AIM OF THE TASK ▸ Everything from the first line of the data below through the line that contains "67.3, 68.33, 70.76];" should be written out exactly, please, and nothing more; the pictures stay out.

INFORMATION PROVIDED ▸

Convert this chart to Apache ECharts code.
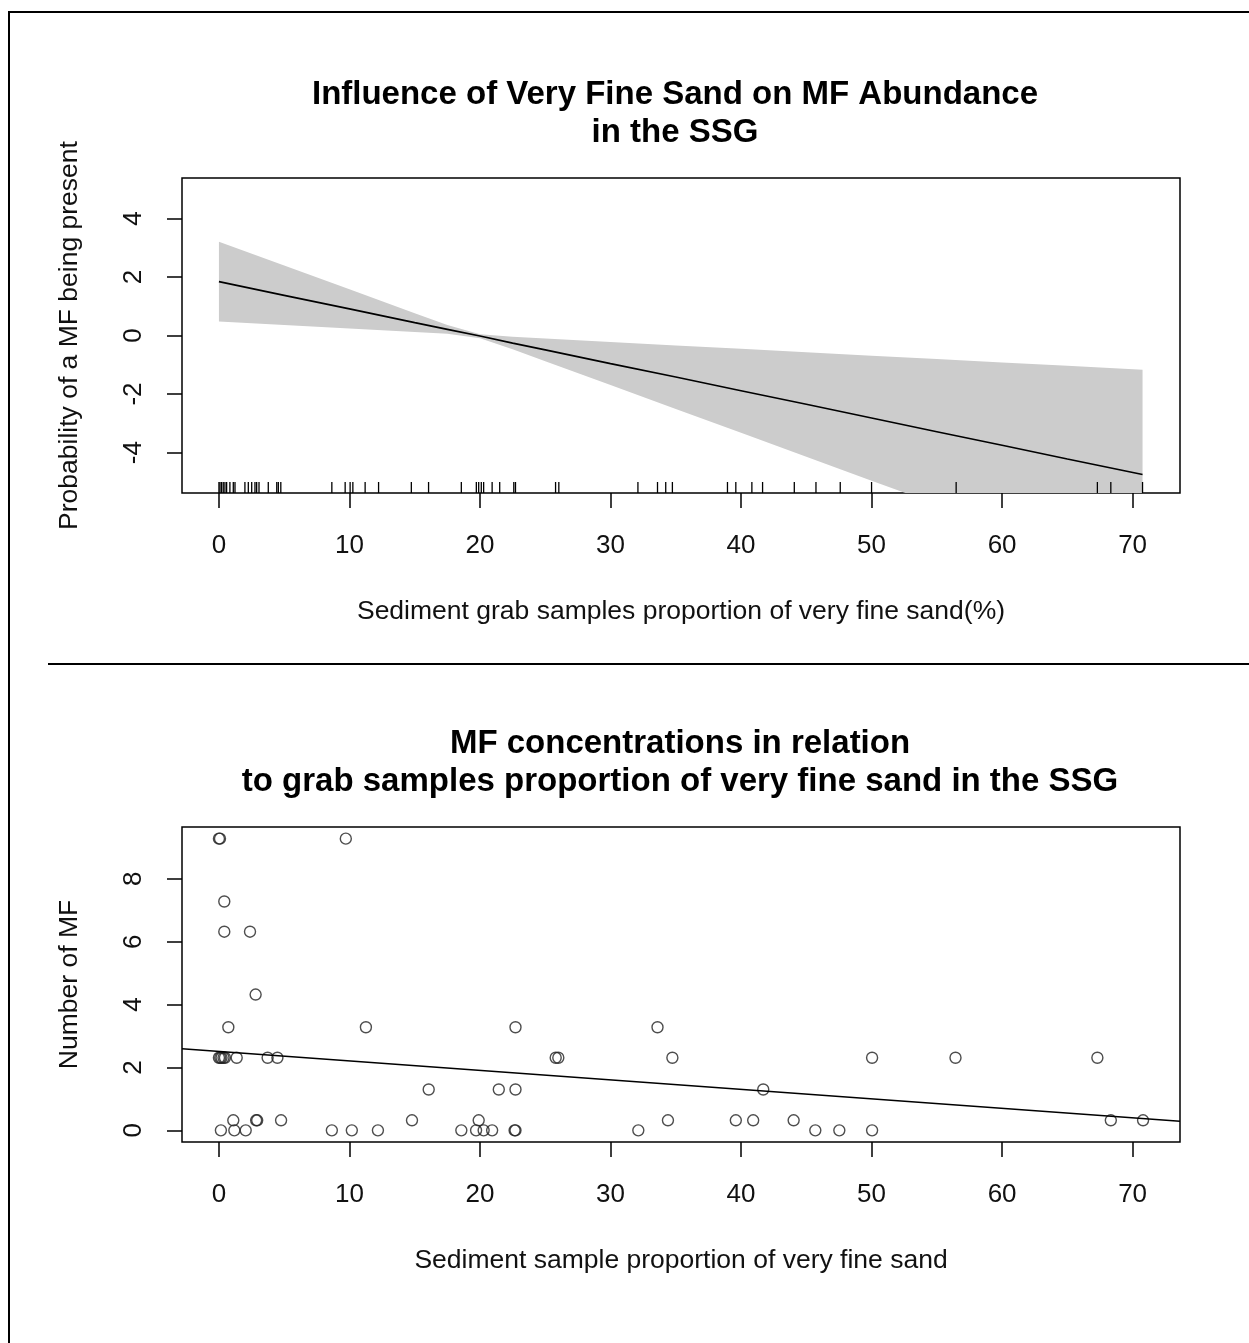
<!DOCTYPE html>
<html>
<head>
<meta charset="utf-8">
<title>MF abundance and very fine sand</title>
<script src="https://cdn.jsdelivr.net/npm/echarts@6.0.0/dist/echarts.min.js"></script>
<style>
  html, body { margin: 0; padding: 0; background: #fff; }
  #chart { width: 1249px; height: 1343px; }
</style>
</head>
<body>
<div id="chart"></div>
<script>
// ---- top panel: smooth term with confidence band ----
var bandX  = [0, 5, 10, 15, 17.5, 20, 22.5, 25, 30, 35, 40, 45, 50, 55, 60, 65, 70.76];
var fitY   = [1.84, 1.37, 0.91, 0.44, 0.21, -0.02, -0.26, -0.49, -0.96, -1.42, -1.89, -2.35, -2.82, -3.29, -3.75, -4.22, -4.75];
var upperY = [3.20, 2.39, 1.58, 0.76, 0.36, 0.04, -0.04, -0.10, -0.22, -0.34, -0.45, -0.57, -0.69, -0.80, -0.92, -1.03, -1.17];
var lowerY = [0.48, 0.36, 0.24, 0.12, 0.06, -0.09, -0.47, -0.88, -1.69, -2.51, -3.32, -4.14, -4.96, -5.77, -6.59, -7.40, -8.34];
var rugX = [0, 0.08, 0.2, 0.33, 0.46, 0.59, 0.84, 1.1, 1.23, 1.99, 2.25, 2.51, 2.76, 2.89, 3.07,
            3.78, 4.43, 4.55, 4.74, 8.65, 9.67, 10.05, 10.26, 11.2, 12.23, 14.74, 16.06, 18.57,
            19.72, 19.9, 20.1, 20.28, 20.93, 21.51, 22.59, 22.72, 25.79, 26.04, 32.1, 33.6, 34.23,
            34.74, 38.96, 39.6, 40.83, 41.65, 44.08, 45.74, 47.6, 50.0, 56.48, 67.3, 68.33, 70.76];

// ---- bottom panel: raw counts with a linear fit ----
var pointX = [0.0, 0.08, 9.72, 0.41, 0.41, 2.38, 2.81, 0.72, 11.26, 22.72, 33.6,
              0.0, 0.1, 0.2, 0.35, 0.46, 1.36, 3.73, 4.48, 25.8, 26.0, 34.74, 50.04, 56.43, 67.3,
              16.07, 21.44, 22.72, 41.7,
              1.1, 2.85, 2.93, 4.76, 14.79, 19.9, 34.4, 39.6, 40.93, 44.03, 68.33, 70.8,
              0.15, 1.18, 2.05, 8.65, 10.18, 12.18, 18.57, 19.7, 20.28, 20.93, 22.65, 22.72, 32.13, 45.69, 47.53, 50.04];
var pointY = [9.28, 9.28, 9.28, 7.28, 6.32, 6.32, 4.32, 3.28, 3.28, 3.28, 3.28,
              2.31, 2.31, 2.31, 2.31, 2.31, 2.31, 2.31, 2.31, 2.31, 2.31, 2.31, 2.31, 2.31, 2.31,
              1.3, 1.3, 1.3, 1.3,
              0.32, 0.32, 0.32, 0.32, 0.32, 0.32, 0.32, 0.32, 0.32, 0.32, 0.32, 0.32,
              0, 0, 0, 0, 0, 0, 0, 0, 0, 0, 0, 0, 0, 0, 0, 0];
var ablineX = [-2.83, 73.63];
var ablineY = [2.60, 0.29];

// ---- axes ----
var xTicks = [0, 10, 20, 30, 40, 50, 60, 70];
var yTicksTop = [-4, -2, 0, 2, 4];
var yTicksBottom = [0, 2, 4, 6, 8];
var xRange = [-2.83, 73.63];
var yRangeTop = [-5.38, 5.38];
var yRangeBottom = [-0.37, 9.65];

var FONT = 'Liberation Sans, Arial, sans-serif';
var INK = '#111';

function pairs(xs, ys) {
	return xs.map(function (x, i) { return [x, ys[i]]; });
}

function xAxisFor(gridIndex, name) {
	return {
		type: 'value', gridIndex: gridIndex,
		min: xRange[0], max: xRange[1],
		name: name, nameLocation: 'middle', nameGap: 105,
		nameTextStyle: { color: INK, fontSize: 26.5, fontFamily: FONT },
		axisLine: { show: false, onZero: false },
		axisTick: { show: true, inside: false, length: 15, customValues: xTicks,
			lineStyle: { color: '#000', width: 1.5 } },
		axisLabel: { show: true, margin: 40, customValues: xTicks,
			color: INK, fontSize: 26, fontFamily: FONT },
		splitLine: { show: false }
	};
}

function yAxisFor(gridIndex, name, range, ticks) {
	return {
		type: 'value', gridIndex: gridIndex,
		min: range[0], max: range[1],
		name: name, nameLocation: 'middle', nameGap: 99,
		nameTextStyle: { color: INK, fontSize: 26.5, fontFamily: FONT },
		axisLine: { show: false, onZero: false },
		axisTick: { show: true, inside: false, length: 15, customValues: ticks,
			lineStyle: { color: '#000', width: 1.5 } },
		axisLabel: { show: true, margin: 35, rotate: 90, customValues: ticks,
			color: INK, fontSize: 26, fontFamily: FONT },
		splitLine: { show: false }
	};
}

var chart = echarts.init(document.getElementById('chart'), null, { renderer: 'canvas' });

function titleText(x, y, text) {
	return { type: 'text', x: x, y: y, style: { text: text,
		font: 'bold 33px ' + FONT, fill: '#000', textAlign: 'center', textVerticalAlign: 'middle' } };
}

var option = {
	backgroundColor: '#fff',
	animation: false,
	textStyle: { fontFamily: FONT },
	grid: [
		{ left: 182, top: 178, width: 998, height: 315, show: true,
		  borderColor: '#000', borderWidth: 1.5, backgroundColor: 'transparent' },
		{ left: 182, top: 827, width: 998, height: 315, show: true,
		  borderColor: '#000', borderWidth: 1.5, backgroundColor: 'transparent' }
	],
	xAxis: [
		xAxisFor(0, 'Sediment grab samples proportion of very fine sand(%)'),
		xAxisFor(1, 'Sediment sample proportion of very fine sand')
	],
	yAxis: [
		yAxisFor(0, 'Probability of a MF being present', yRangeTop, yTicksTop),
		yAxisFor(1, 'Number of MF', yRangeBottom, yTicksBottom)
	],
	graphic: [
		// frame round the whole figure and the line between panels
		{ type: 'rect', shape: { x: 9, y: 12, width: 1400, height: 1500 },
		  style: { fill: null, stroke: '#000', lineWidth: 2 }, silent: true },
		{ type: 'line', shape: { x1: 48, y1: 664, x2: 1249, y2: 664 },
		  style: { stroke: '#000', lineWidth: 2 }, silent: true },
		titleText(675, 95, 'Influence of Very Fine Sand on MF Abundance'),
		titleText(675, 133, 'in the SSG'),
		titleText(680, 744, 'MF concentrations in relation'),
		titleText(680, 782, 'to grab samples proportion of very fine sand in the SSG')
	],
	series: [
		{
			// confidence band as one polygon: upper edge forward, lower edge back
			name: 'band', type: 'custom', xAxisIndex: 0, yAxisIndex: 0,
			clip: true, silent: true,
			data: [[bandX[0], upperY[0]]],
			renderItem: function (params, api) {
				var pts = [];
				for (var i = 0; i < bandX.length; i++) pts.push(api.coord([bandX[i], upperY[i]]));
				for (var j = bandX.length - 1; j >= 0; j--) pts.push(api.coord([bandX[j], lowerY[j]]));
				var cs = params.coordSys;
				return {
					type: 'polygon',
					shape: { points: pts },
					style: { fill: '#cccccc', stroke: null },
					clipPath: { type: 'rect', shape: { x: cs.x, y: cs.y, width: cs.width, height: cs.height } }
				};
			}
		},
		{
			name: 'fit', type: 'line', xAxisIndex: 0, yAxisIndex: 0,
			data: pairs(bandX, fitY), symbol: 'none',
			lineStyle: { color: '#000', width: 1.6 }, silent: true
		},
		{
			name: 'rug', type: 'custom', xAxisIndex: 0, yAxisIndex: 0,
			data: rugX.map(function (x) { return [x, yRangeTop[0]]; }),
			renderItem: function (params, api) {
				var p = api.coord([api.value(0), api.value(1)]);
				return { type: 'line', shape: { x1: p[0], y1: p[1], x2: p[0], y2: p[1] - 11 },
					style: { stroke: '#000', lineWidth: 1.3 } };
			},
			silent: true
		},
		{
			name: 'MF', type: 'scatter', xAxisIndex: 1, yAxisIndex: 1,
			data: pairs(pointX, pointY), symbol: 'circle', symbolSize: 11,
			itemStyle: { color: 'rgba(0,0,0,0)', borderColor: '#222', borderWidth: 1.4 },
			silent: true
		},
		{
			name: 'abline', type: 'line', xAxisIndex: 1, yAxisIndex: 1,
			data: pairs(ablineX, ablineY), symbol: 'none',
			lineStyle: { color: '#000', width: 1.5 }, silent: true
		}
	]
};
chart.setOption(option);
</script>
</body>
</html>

COMPLETED TASK ▸
Convert this chart to Apache ECharts code.
<!DOCTYPE html>
<html>
<head>
<meta charset="utf-8">
<title>MF abundance and very fine sand</title>
<script src="https://cdn.jsdelivr.net/npm/echarts@6.0.0/dist/echarts.min.js"></script>
<style>
  html, body { margin: 0; padding: 0; background: #fff; }
  #chart { width: 1249px; height: 1343px; }
</style>
</head>
<body>
<div id="chart"></div>
<script>
// ---- top panel: smooth term with confidence band ----
var bandX  = [0, 5, 10, 15, 17.5, 20, 22.5, 25, 30, 35, 40, 45, 50, 55, 60, 65, 70.76];
var fitY   = [1.84, 1.37, 0.91, 0.44, 0.21, -0.02, -0.26, -0.49, -0.96, -1.42, -1.89, -2.35, -2.82, -3.29, -3.75, -4.22, -4.75];
var upperY = [3.20, 2.39, 1.58, 0.76, 0.36, 0.04, -0.04, -0.10, -0.22, -0.34, -0.45, -0.57, -0.69, -0.80, -0.92, -1.03, -1.17];
var lowerY = [0.48, 0.36, 0.24, 0.12, 0.06, -0.09, -0.47, -0.88, -1.69, -2.51, -3.32, -4.14, -4.96, -5.77, -6.59, -7.40, -8.34];
var rugX = [0, 0.08, 0.2, 0.33, 0.46, 0.59, 0.84, 1.1, 1.23, 1.99, 2.25, 2.51, 2.76, 2.89, 3.07,
            3.78, 4.43, 4.55, 4.74, 8.65, 9.67, 10.05, 10.26, 11.2, 12.23, 14.74, 16.06, 18.57,
            19.72, 19.9, 20.1, 20.28, 20.93, 21.51, 22.59, 22.72, 25.79, 26.04, 32.1, 33.6, 34.23,
            34.74, 38.96, 39.6, 40.83, 41.65, 44.08, 45.74, 47.6, 50.0, 56.48, 67.3, 68.33, 70.76];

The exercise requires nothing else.